James Mitchell: You're obviously doing something right in terms of your team, your structure, how it's all put together, I just want to get your thoughts on this idea of customer experience because it's something I've heard big real estate groups talk about multinational companies, they're really looking to improve their customer experience, what does customer experience mean to you?

Damian Collins: Well ultimately at the end of the day, someone who's alone is the tool which someone is buying a home or an investment property. So for most people they're doing it very rarely, they don't know much about the process, so a big part of it is also at the end of the day you want the client to be happy with the whole transaction. It's about communication and education. We find its practitioners in the industry we know the words we are – and all the acronyms, and I say to our team, "Don't use those words because the client doesn't know that." Even an investor, maybe a seasoned investor but a first-time investor, they just don't get those words.

It's really about educating the client, and we use a particular handbook that we've put together ourselves, it's 50 pages, explains ... I'm sure everyone doesn't read it, but it explains the whole loan process, how a loan works, how loan-to-value ratios work, how lenders assess things, and also then we've got a support team. We've got generally one client liaison officer, which is the support person in the background generally to brokers, and so that enables the brokers to focus on the loan component of it, getting the right loan and seeing clients and then the administration in the background really helps and the community. Every Friday we update our clients regardless if nothing's happened, it's so the client knows that to expect it on Friday, you're going to get an email from us listing exactly where your loans at or if something major happens in the week they know. Clients feel comfortable because-

James Mitchell: That's fantastic doing that every week.

Damian Collins: Yeah because I read a study many years ago where it was on real estate property management, they said one in three people expect their property manager to call them every week. Now that's just not possible in property management, because you've got 150 properties, so whatever you do, whatever service you provide, unless you educate your client upfront about this service that levels again ... You're going to have one in three, you just expect it's going to be something that you're not going to be able to deliver. Communicating to the clients we say when you come on with us, this is when you'll hear from us, and these are the milestones and just keeping them in, so they know upfront, and that's the thing. The bad customer experience isn't necessarily where you gave bad customer service, it's where you misaligned what they expected and what you were going to deliver.

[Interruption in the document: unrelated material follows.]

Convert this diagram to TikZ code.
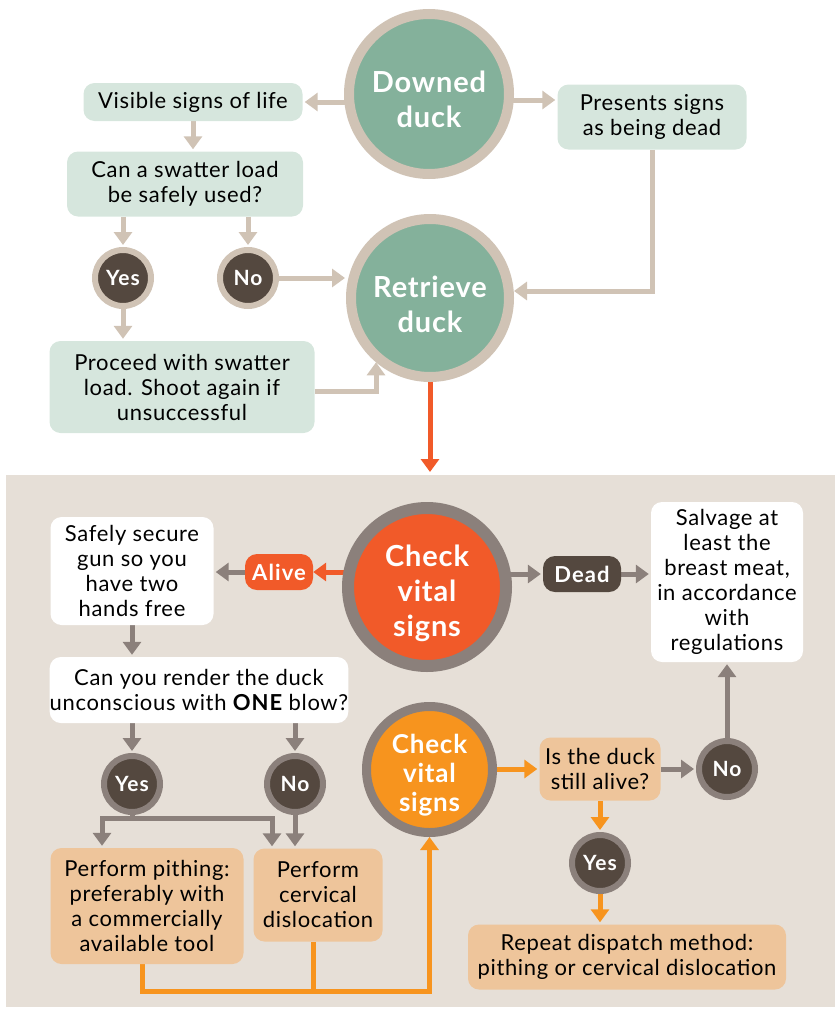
\documentclass[tikz,border=0pt]{standalone}
\usepackage{fontspec}
\setmainfont{Lato}[LetterSpace=3]
\newfontfamily\wideb{Lato}[LetterSpace=5]
\newfontfamily\widec{Lato}[LetterSpace=3]
\usetikzlibrary{arrows.meta}
\definecolor{circgreen}{HTML}{84B19B}
\definecolor{tanring}{HTML}{D0C3B5}
\definecolor{boxgreen}{HTML}{D6E6DD}
\definecolor{darkbrown}{HTML}{54483F}
\definecolor{grayring}{HTML}{8B807B}
\definecolor{panelbg}{HTML}{E6DFD7}
\definecolor{redor}{HTML}{F15A29}
\definecolor{oran}{HTML}{F7941E}
\definecolor{peach}{HTML}{EEC59B}
\newcommand\cirtext[2][18pt]{\raisebox{0pt}[\dimexpr\height+#1\relax]{\begin{tabular}{@{}c@{}}#2\end{tabular}}}
\pgfdeclarelayer{panel}\pgfdeclarelayer{lines}\pgfsetlayers{panel,lines,main}
\tikzset{
  txt/.style={font=\fontsize{22}{25}\selectfont, align=center, inner sep=0pt, text=black},
  gbox/.style={txt, fill=boxgreen, rounded corners=11pt},
  wbox/.style={txt, fill=white, rounded corners=11pt},
  pbox/.style={txt, fill=peach, rounded corners=11pt},
  bigcirc/.style={circle, inner sep=0pt, font=\fontsize{29}{35}\selectfont\widec\bfseries, text=white},
  smallcirc/.style={circle, fill=darkbrown, line width=6pt, minimum size=56pt, inner sep=0pt, text=white, font=\fontsize{21}{24}\selectfont\wideb\bfseries},
  pill/.style={rounded corners=12pt, text=white, font=\fontsize{22}{24}\selectfont\wideb\bfseries, minimum height=36pt, inner sep=0pt},
  tip/.style={-{Triangle[width=18pt,length=13pt]}},
  tarr/.style={line width=5pt, draw=tanring, tip},
  garr/.style={line width=5pt, draw=grayring, tip},
  rarr/.style={line width=5pt, draw=redor, tip},
  oarr/.style={line width=5pt, draw=oran, tip},
  oline/.style={line width=5pt, draw=oran},
  gline/.style={line width=5pt, draw=grayring}
}
\begin{document}
\begin{tikzpicture}[x=1pt,y=-1pt]
\useasboundingbox (0,0) rectangle (835,1009);
\begin{pgfonlayer}{panel}
\fill[panelbg] (6,475) rectangle (835,1007);
\end{pgfonlayer}

% top part
\node[bigcirc, fill=circgreen, draw=tanring, line width=10pt, minimum size=160pt] (dd) at (429,94) {\cirtext{Downed\\duck}};
\node[bigcirc, fill=circgreen, draw=tanring, line width=10pt, minimum size=158pt] (rd) at (430,298) {\cirtext[20pt]{Retrieve\\duck}};
\node[gbox, minimum width=219pt, minimum height=38pt] (vis) at (193,102) {Visible signs of life};
\node[gbox, minimum width=236pt, minimum height=65pt] (swat) at (185,184) {Can a swatter load\\be safely used?};
\node[gbox, minimum width=189pt, minimum height=65pt] (pres) at (652,117) {Presents signs\\as being dead};
\node[smallcirc, draw=tanring] (yes1) at (123,278) {Yes};
\node[smallcirc, draw=tanring] (no1) at (248,278) {No};
\node[gbox, minimum width=265pt, minimum height=92pt] (proc) at (182,387) {Proceed with swatter\\load. Shoot again if\\unsuccessful};
\coordinate (ptop) at (430,472);

% bottom part
\node[bigcirc, fill=redor, draw=grayring, line width=12pt, minimum size=158pt] (cv1) at (427,587) {\cirtext[14pt]{Check\\vital\\signs}};
\node[pill, fill=redor, minimum width=68pt] (alive) at (279,572) {Alive};
\node[pill, fill=darkbrown, minimum width=78pt] (dead) at (582,574) {Dead};
\node[wbox, minimum width=163pt, minimum height=108pt] (safe) at (132,571) {Safely secure\\gun so you\\have two\\hands free};
\node[wbox, minimum width=298pt, minimum height=66pt] (render) at (199,690) {Can you render the duck\\unconscious with {\wideb\bfseries ONE} blow?};
\node[wbox, minimum width=152pt, minimum height=160pt] (salv) at (727,582) {Salvage at\\least the\\breast meat,\\in accordance\\with\\regulations};
\node[smallcirc, draw=grayring] (yes2) at (132,784) {Yes};
\node[smallcirc, draw=grayring] (no2) at (295,784) {No};
\node[pbox, minimum width=193pt, minimum height=116pt] (pith) at (147,906) {Perform pithing:\\preferably with\\a commercially\\available tool};
\node[pbox, minimum width=129pt, minimum height=93pt] (cerv) at (318,895) {Perform\\cervical\\dislocation};
\node[bigcirc, fill=oran, draw=grayring, line width=9pt, minimum size=126pt, font=\fontsize{26}{29}\selectfont\widec\bfseries] (cv2) at (429.5,769.5) {\cirtext[14pt]{Check\\vital\\signs}};
\node[pbox, minimum width=121pt, minimum height=63pt] (isd) at (600,769) {Is the duck\\still alive?};
\node[smallcirc, draw=grayring] (no3) at (727,769) {No};
\node[smallcirc, draw=grayring] (yes3) at (600,863) {Yes};
\node[pbox, minimum width=318pt, minimum height=65pt] (rep) at (627,957) {Repeat dispatch method:\\pithing or cervical dislocation};
\coordinate (splitL) at (102,818);
\coordinate (splitR) at (272,818);
\coordinate (obot) at (313,991);

\begin{pgfonlayer}{lines}
% top connectors
\draw[tarr, shorten >=2pt] (dd.center |- vis.east) -- (vis.east);
\draw[tarr, shorten >=2pt] ([yshift=17pt]pres.west -| dd.center) -- ([yshift=17pt]pres.west);
\draw[tarr, shorten >=2pt] (vis.south) -- (vis.south |- swat.north);
\draw[tarr, shorten >=2pt] (swat.south -| yes1) -- (yes1.north);
\draw[tarr, shorten >=2pt] (swat.south -| no1) -- (no1.north);
\draw[tarr, shorten >=1pt] (no1.east) -- (no1.east -| rd.west);
\draw[tarr, shorten >=2pt] (yes1.south) -- (yes1.south |- proc.north);
\draw[tarr] ([yshift=-4pt]proc.east) -| (rd.230);
\draw[tarr] (pres.south) |- ([yshift=7pt]rd.east);
\draw[rarr] (rd.south) -- (ptop);
% bottom connectors
\draw[rarr] (cv1.center |- alive.east) -- (alive.east);
\draw[garr, shorten >=2pt] (alive.west) -- (alive.west -| safe.east);
\draw[garr, shorten >=2pt] (cv1.center |- dead.west) -- (dead.west);
\draw[garr, shorten >=2pt] (dead.east) -- (dead.east -| salv.west);
\draw[garr, shorten >=2pt] (safe.south) -- (safe.south |- render.north);
\draw[garr, shorten >=2pt] (render.south -| yes2) -- (yes2.north);
\draw[garr, shorten >=2pt] (render.south -| no2) -- (no2.north);
\draw[gline] (yes2.south) -- (yes2.south |- splitL);
\draw[line width=5pt, draw=grayring, {Triangle[width=18pt,length=13pt]}-{Triangle[width=18pt,length=13pt]}, shorten <=2pt, shorten >=2pt] (splitL |- pith.north) -- (splitL) -- (splitR) -- (splitR |- cerv.north);
\draw[garr, shorten >=2pt] (no2.south) -- (no2.south |- cerv.north);
\draw[oarr] ([xshift=-5pt]pith.south) |- (obot) -| (cv2.south);
\draw[oline] (cerv.south -| obot) -- (obot);
\draw[oarr, shorten >=2pt] (cv2.center |- isd.west) -- (isd.west);
\draw[garr, shorten >=2pt] (isd.east) -- (no3.west);
\draw[garr, shorten >=2pt] (no3.north) -- (no3.north |- salv.south);
\draw[oarr, shorten >=2pt] (isd.south) -- (yes3.north);
\draw[oarr, shorten >=2pt] (yes3.south) -- (yes3.south |- rep.north);
\end{pgfonlayer}
\end{tikzpicture}
\end{document}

James Mitchell: Of course, managing expectations.

Damian Collins: It's managing their expectations, so just be clear with your customers, this is when you hear from me – you've got to follow through. Nothing worse than saying, "I'll call you tomorrow." And you don't. But set the expectations upfront. You control them, you communicate that as well, and working seamlessly obviously in our house, in our business, it makes it a lot easier when that's all in-house, the communication. So a buyer’s agent, our brokers will know what's going at the same side. If you're a broker working with third-party people, make sure you know what's going on so you can keep that customer informed, and it's not that hard, it's just about education and communication, and making that -

Annie Kane: Consistency.

Damian Collins: - being consistent with it through that process.

Annie Kane: Great.

James Mitchell: Yeah. Being organised, having a plan.

Damian Collins: Absolutely yeah.

Annie Kane: Good advice.

James Mitchell: Awesome. Well thanks very much for taking the time Damian.

Damian Collins: Glad to be here James, it's good to speak to you.

Annie Kane: Thanks very much yeah.

Damian Collins: Nice to see you Annie.

James Mitchell: That's all we've got time for this week, but do join us next time. I've been your host James Mitchell, and of course for all the latest news, insight, and analysis, do check out theadviser.com.au, catch you next time.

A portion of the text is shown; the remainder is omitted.